We were hosted by the Hangzhou City Government, so we had a kind of diplomatic role to play with some high-level cats. There was also the business role, with the entrepreneurial group Wabsono, the brains and promoters behind this event, and then at the core of it, there's us surfing down this river in an industrial town — all the while introducing surfing to the masses all over China. It was a bizarre, exciting week in China with long days, tired legs, more food and social situations than Obama takes on, and a couple of full-on Mick Jagger moments.

A Brazilian team was also invited to add a perceived "competitive" element to the surfing, as the Chinese are very competitively driven, especially winding down after the Olympics. They had a full media ensemble as well, and we all got carted around together in a government-owned mini bus. Our faces were pinned to the windows as we routinely drove from our nice hotel to the river every day, with thousands of stares pouring back our way.

Last year we had an interesting situation when a typhoon paused just off the coast and churned up wind and waves, which made the bore wave bigger. On the peak days it was roaring, ranging between six-to-12 feet, and very dangerous in certain parts where a fall would mean a long dragging underwater because the wave doesn't let up. This year there was no typhoon, which meant nicer weather but much less wave power. Our first few days leading up to the peak day, the bore was benign, just a mushy three-foot left going with the same form for about six miles. The wave morphs with different contours and depths of the bottom and banks, so we were constantly on the lookout for new sections that would pop up. Often times they'd only last a couple minutes, which sounds long, but on the span of the river it isn't really that much time, especially when you're darting from bank-to-bank on a jet ski, which can be a mile chase.

The actual Tidal Bore Festival was far and away our best run. It was our fourth day on the brown river and we had open reign to surf 15 miles. Up until this point, the government had only granted us access to six miles of the river. On this da, we were to strategically start and finish our rides where the opening and closing ceremonies were taking place — where the skatepark and thousands of people (including city officials and our hosts) were. This was our only day of quality surfing. The wave was the biggest, ranging between four-to-six feet and moving with good speed. As was becoming routine, Jamie and I started our session by taking a 10-minute walk through the crowd to where we launched. It was one of our moments to mix and mingle, stray away from the bus, and check out the river bank scene, which was packed tight with spectators and vendors selling food. Everyone was taking our photos, touching our boards, giving us thumbs up — clearly excited to see us surf the bore.

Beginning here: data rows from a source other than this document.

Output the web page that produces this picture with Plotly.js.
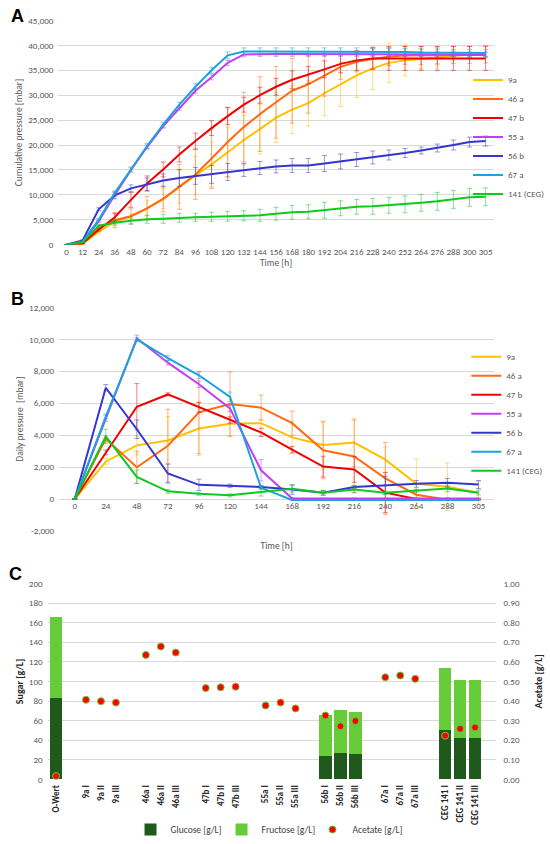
<!DOCTYPE html>
<html>
<head>
<meta charset="utf-8">
<script src="https://cdn.plot.ly/plotly-3.0.1.min.js"></script>
<style>
  html, body { margin: 0; padding: 0; background: #fff; }
  #chart { width: 550px; height: 844px; }
</style>
</head>
<body>
<div id="chart"></div>
<script>
// ---------- Panel A: cumulative pressure ----------
const timeA = ['0','12','24','36','48','60','72','84','96','108','120','132','144','156','168','180','192','204','216','228','240','252','264','276','288','300','305'];
const seriesNames = ['9a','46 a','47 b','55 a','56 b','67 a','141 (CEG)'];
const seriesColors = ['#FFC000','#FF6A13','#F00000','#C040F0','#3535D0','#1AA3DC','#10C820'];

const cum_9a   = [0,200,2600,4600,5700,7300,9200,11600,13900,16100,18600,21000,23200,25500,27100,28400,30400,32200,34000,35400,36500,37000,37300,37600,37900,38200,38300];
const cum_46a  = [0,200,3400,4900,5700,7300,9200,11600,14100,17300,20600,23600,26200,28600,30900,32200,33900,35700,36700,37300,37800,38000,38000,38000,38100,38100,38200];
const cum_47b  = [0,300,3000,5500,9000,12300,15100,18100,20800,23400,25800,28100,30000,31700,33100,34100,35200,36300,37000,37400,37400,37400,37400,37400,37400,37400,37400];
const cum_55a  = [0,500,4700,10000,15000,19600,23800,27400,30900,33600,36500,38200,38300,38300,38300,38300,38300,38300,38300,38300,38300,38300,38200,38200,38200,38100,38100];
const cum_56b  = [0,850,7100,9900,11300,12100,12900,13400,13800,14100,14600,15000,15400,15700,15900,15900,16300,16700,17100,17500,18000,18400,18900,19400,20000,20600,20800];
const cum_67a  = [0,600,5000,10400,15100,19800,24100,28100,31700,35000,38000,38800,38800,38800,38800,38800,38800,38800,38800,38700,38700,38700,38600,38600,38500,38500,38500];
const cum_141  = [0,500,3800,4400,4800,5100,5200,5400,5500,5600,5700,5800,5900,6200,6500,6600,6900,7300,7600,7700,7900,8100,8400,8700,9100,9500,9600];

const cumErr_9a  = [0,100,300,500,500,1500,2000,3300,3800,4500,5000,5000,5000,5000,4800,4600,4500,4450,4450,4300,4000,3100,2000,1500,1000,600,500];
const cumErr_46a = [0,100,300,1500,1500,2400,2600,4500,5000,6000,7000,7000,7500,7200,6500,5800,4100,2500,2000,2000,1800,1800,1800,1700,1700,1700,1700];
const cumErr_47b = [0,100,300,800,1500,1500,1500,1500,1600,1500,1700,1500,1600,1700,1800,1700,1700,1800,2000,2200,2400,2400,2400,2400,2400,2400,2400];
const cumErr_55a = [0,100,200,400,400,400,400,400,500,500,500,500,500,500,500,500,500,500,500,500,500,500,500,500,500,500,500];
const cumErr_56b = [0,100,300,700,700,1300,1300,1700,1700,1800,1700,1300,1300,1300,1400,1400,1600,1500,1400,1300,1000,900,700,800,1000,1000,1000];
const cumErr_67a = [0,100,200,400,500,500,500,500,600,600,700,700,700,700,700,700,700,700,700,700,700,700,700,700,700,700,700];
const cumErr_141 = [0,100,300,500,700,800,900,900,800,900,1000,1000,1200,1300,1400,1400,1600,1500,1500,1600,1600,1700,1700,1800,1800,1800,1800];

// ---------- Panel B: daily pressure ----------
const timeB = ['0','24','48','72','96','120','144','168','192','216','240','264','288','305'];
const day_9a  = [0,2340,3360,3670,4420,4710,4750,3860,3380,3540,2470,950,770,400];
const day_46a = [0,3770,1990,3340,5430,5950,5720,4750,3050,2670,1290,270,-40,-40];
const day_47b = [0,2920,5780,6550,5740,4950,4170,3090,2030,1850,400,0,0,0];
const day_55a = [0,5060,10070,8540,7190,5680,1800,40,40,40,40,40,40,40];
const day_56b = [0,6970,4370,1600,890,830,750,600,390,750,870,950,1020,910];
const day_67a = [0,5160,10000,8830,7750,6400,700,-60,-60,-60,-60,-60,-60,-60];
const day_141 = [0,3920,1390,480,330,230,435,640,390,600,390,520,660,400];

const dayErr_9a  = [0,200,600,1500,1700,800,250,1000,1500,1500,800,1560,1490,700];
const dayErr_46a = [0,200,1000,2280,2580,2010,790,760,1780,2280,2250,300,50,50];
const dayErr_47b = [0,150,1450,100,300,200,250,200,650,800,1250,50,50,50];
const dayErr_55a = [0,200,200,150,200,200,670,50,20,20,20,20,20,20];
const dayErr_56b = [0,200,580,600,350,100,100,300,150,100,560,210,270,250];
const dayErr_67a = [0,150,100,150,200,300,100,20,20,20,20,20,20,20];
const dayErr_141 = [0,450,420,120,100,100,250,200,150,200,100,100,200,150];

const dailyTickVals = [-2000,0,2000,4000,6000,8000,10000,12000];
const dailyTickText = ['-2,000','0','2,000','4,000','6,000','8,000','10,000','12,000'];

// ---------- Panel C: sugars and acetate ----------
const samples = ['O-Wert',' ','9a I','9a II','9a III','  ','46a I','46a II','46a III','   ','47b I','47b II','47b III','    ','55a I','55a II','55a III','     ','56b I','56b II','56b III','      ','67a I','67a II','67a III','       ','CEG 141 I','CEG 141 II','CEG 141 III'];
const glucose  = [83.4,null,0,0,0,null,0,0,0,null,0,0,0,null,0,0,0,null,24.2,26.8,25.5,null,0,0,0,null,50.6,41.9,42.6];
const fructose = [82.4,null,0,0,0.8,null,0,0,0,null,0,0,0,null,0,0,0,null,41.6,44.0,43.6,null,0,0,0,null,62.7,59.3,58.7];
const acetate  = [0.017,null,0.406,0.399,0.392,null,0.635,0.678,0.647,null,0.466,0.470,0.473,null,0.377,0.392,0.362,null,0.326,0.271,0.298,null,0.521,0.530,0.513,null,0.223,0.258,0.265];

const cumData = [cum_9a,cum_46a,cum_47b,cum_55a,cum_56b,cum_67a,cum_141];
const cumErrs = [cumErr_9a,cumErr_46a,cumErr_47b,cumErr_55a,cumErr_56b,cumErr_67a,cumErr_141];
const dayData = [day_9a,day_46a,day_47b,day_55a,day_56b,day_67a,day_141];
const dayErrs = [dayErr_9a,dayErr_46a,dayErr_47b,dayErr_55a,dayErr_56b,dayErr_67a,dayErr_141];

function rgba(hex, a) {
  const n = parseInt(hex.slice(1), 16);
  return 'rgba(' + ((n >> 16) & 255) + ',' + ((n >> 8) & 255) + ',' + (n & 255) + ',' + a + ')';
}

const FONT = 'Carlito, Calibri, Lato, "Open Sans", sans-serif';
const GRAY = '#595959';
const traces = [];

seriesNames.forEach((name, i) => {
  traces.push({
    type: 'scatter', mode: 'lines', name: name,
    x: timeA, y: cumData[i], xaxis: 'x', yaxis: 'y',
    line: { color: seriesColors[i], width: 2 },
    error_y: { type: 'data', array: cumErrs[i], visible: true, color: rgba(seriesColors[i], 0.5), thickness: 1, width: 2.5 },
    legend: 'legend', hoverinfo: 'x+y+name'
  });
});
seriesNames.forEach((name, i) => {
  traces.push({
    type: 'scatter', mode: 'lines', name: name,
    x: timeB, y: dayData[i], xaxis: 'x2', yaxis: 'y2',
    line: { color: seriesColors[i], width: 2 },
    error_y: { type: 'data', array: dayErrs[i], visible: true, color: rgba(seriesColors[i], 0.5), thickness: 1, width: 2.5 },
    legend: 'legend2', hoverinfo: 'x+y+name'
  });
});

traces.push({
  type: 'bar', name: 'Glucose [g/L]', x: samples, y: glucose, xaxis: 'x3', yaxis: 'y3',
  marker: { color: '#1F5A1C' }, legend: 'legend3'
});
traces.push({
  type: 'bar', name: 'Fructose [g/L]', x: samples, y: fructose, xaxis: 'x3', yaxis: 'y3',
  marker: { color: '#66CC3A' }, legend: 'legend3'
});
traces.push({
  type: 'scatter', mode: 'markers', name: 'Acetate [g/L]', x: samples, y: acetate, xaxis: 'x3', yaxis: 'y4',
  marker: { color: '#FF0000', size: 7, line: { color: '#66CC3A', width: 1 } }, legend: 'legend3'
});

const H = 844, W = 550;
const py = p => 1 - p / H;
const px = p => p / W;

const tickF = { family: FONT, size: 9, color: GRAY };
const titleF = { family: FONT, size: 9.5, color: GRAY };

const layout = {
  width: W, height: H,
  margin: { l: 0, r: 0, t: 0, b: 0 },
  paper_bgcolor: '#fff', plot_bgcolor: 'rgba(0,0,0,0)',
  font: { family: FONT, size: 9, color: GRAY },
  barmode: 'stack', bargap: 0.155,
  showlegend: true,
  xaxis: {
    domain: [px(58.6), px(495.5)], anchor: 'y', type: 'category',
    categoryorder: 'array', categoryarray: timeA, range: [-0.5, 26.5],
    showgrid: false, zeroline: false, showline: false, ticks: '',
    tickfont: tickF, tickangle: 0,
    title: { text: 'Time [h]', font: titleF, standoff: 3 }
  },
  yaxis: {
    domain: [py(246.7), py(20.7)], anchor: 'x', range: [0, 45000], dtick: 5000,
    tickformat: ',d', gridcolor: '#D9D9D9', gridwidth: 1, zeroline: false, showline: false,
    ticks: '', tickfont: tickF, ticklabelstandoff: 4,
    title: { text: 'Cumulative pressure [mbar]', font: titleF, standoff: 3 }
  },
  xaxis2: {
    domain: [px(59.4), px(495.8)], anchor: 'free', position: py(503), type: 'category',
    categoryorder: 'array', categoryarray: timeB, range: [-0.5, 13.5],
    showgrid: false, zeroline: false, showline: false, ticks: '',
    tickfont: tickF, tickangle: 0,
    title: { text: 'Time [h]', font: titleF, standoff: 32 }
  },
  yaxis2: {
    domain: [py(535.4), py(310)], anchor: 'x2', range: [-2000, 12000],
    tickmode: 'array', tickvals: dailyTickVals, ticktext: dailyTickText,
    gridcolor: '#D9D9D9', gridwidth: 1, zeroline: false, showline: false,
    ticks: '', tickfont: tickF, ticklabelstandoff: 4,
    title: { text: 'Daily pressure  [mbar]', font: titleF, standoff: 3 }
  },
  xaxis3: {
    domain: [px(47.7), px(498.3)], anchor: 'y3', type: 'category',
    categoryorder: 'array', categoryarray: samples, range: [-0.57, 29.43],
    showgrid: false, zeroline: false, showline: false, ticks: '',
    tickfont: { family: FONT, size: 9, color: '#262626', weight: 'bold' }, tickangle: -90,
    ticklabelstandoff: 3
  },
  yaxis3: {
    domain: [py(785.9), py(588.3)], anchor: 'x3', range: [0, 200], dtick: 20,
    gridcolor: '#D9D9D9', gridwidth: 1, zeroline: false, showline: false,
    ticks: '', tickfont: tickF, ticklabelstandoff: 4,
    title: { text: 'Sugar [g/L]', font: { family: FONT, size: 10, color: '#262626', weight: 'bold' }, standoff: 3 }
  },
  yaxis4: {
    overlaying: 'y3', side: 'right', anchor: 'x3', range: [0, 1], dtick: 0.1,
    tickformat: '.2f', showgrid: false, zeroline: false, showline: false,
    ticks: '', tickfont: tickF, ticklabelstandoff: 6,
    title: { text: 'Acetate [g/L]', font: { family: FONT, size: 10, color: '#262626', weight: 'bold' }, standoff: 16 }
  },
  legend: {
    x: px(470), xanchor: 'left', y: py(66), yanchor: 'top',
    bgcolor: 'rgba(0,0,0,0)', font: { family: FONT, size: 9, color: GRAY },
    itemwidth: 30, tracegroupgap: 0
  },
  legend2: {
    x: px(468), xanchor: 'left', y: py(345), yanchor: 'top',
    bgcolor: 'rgba(0,0,0,0)', font: { family: FONT, size: 9, color: GRAY },
    itemwidth: 30, tracegroupgap: 0
  },
  legend3: {
    orientation: 'h', x: px(131), xanchor: 'left', y: py(822), yanchor: 'top',
    bgcolor: 'rgba(0,0,0,0)', font: { family: FONT, size: 9.5, color: '#404040' },
    itemwidth: 30, entrywidth: 46, traceorder: 'normal'
  },
  annotations: [
    { text: '<b>A</b>', xref: 'paper', yref: 'paper', x: px(9), y: py(16), xanchor: 'left', yanchor: 'middle', showarrow: false, font: { family: 'Liberation Sans, Arial, sans-serif', size: 18, color: '#000' } },
    { text: '<b>B</b>', xref: 'paper', yref: 'paper', x: px(9), y: py(302), xanchor: 'left', yanchor: 'middle', showarrow: false, font: { family: 'Liberation Sans, Arial, sans-serif', size: 18, color: '#000' } },
    { text: '<b>C</b>', xref: 'paper', yref: 'paper', x: px(7), y: py(579), xanchor: 'left', yanchor: 'middle', showarrow: false, font: { family: 'Liberation Sans, Arial, sans-serif', size: 18, color: '#000' } }
  ]
};

Plotly.newPlot('chart', traces, layout, { displayModeBar: false, staticPlot: true });
</script>
</body>
</html>
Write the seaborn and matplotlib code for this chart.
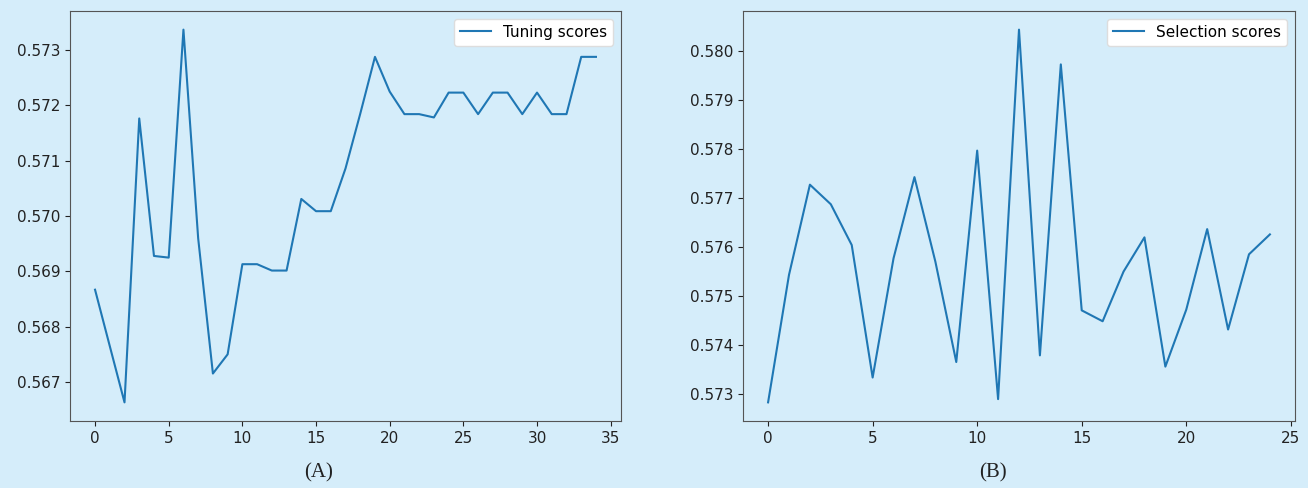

I rode past the densest section of people we encountered, on what proved to be the best section, and kicked out at our ending spot. It was a surreal session. We surfed past hundreds of thousands of people, got off the ski and clambered up a sketchy cement bank where about 15 police were waiting to escort us to the waiting media. Jamie and I were surrounded by police and a cheering mob of people. We went into full interview mode after, took endless photos, had all the models associated with the surfing festival hanging around us — it was the closest thing to a rock star moment we've ever had and really the highlight of the trip. Only in China.

That night was the closing ceremony with video of the surfing on a big screen, awards (Brazil: Best Move, Us: Best Style), fashion shows, music and a massive dinner where high-level Chinese guys had their wives challenge the biggest guys in the surf group to drinking contests. The ladies were winning. It was a wild scene and a festive farewell with our hosts.

So surfing in China in the big picture? Not on this river. It's far too dangerous for people without extensive wave knowledge and swimming skills. But on the coasts, that's something I can foresee taking seed and hopefully expanding, because as we all know, it truly is an enriching activity to have in one's life. I might need some time off, though.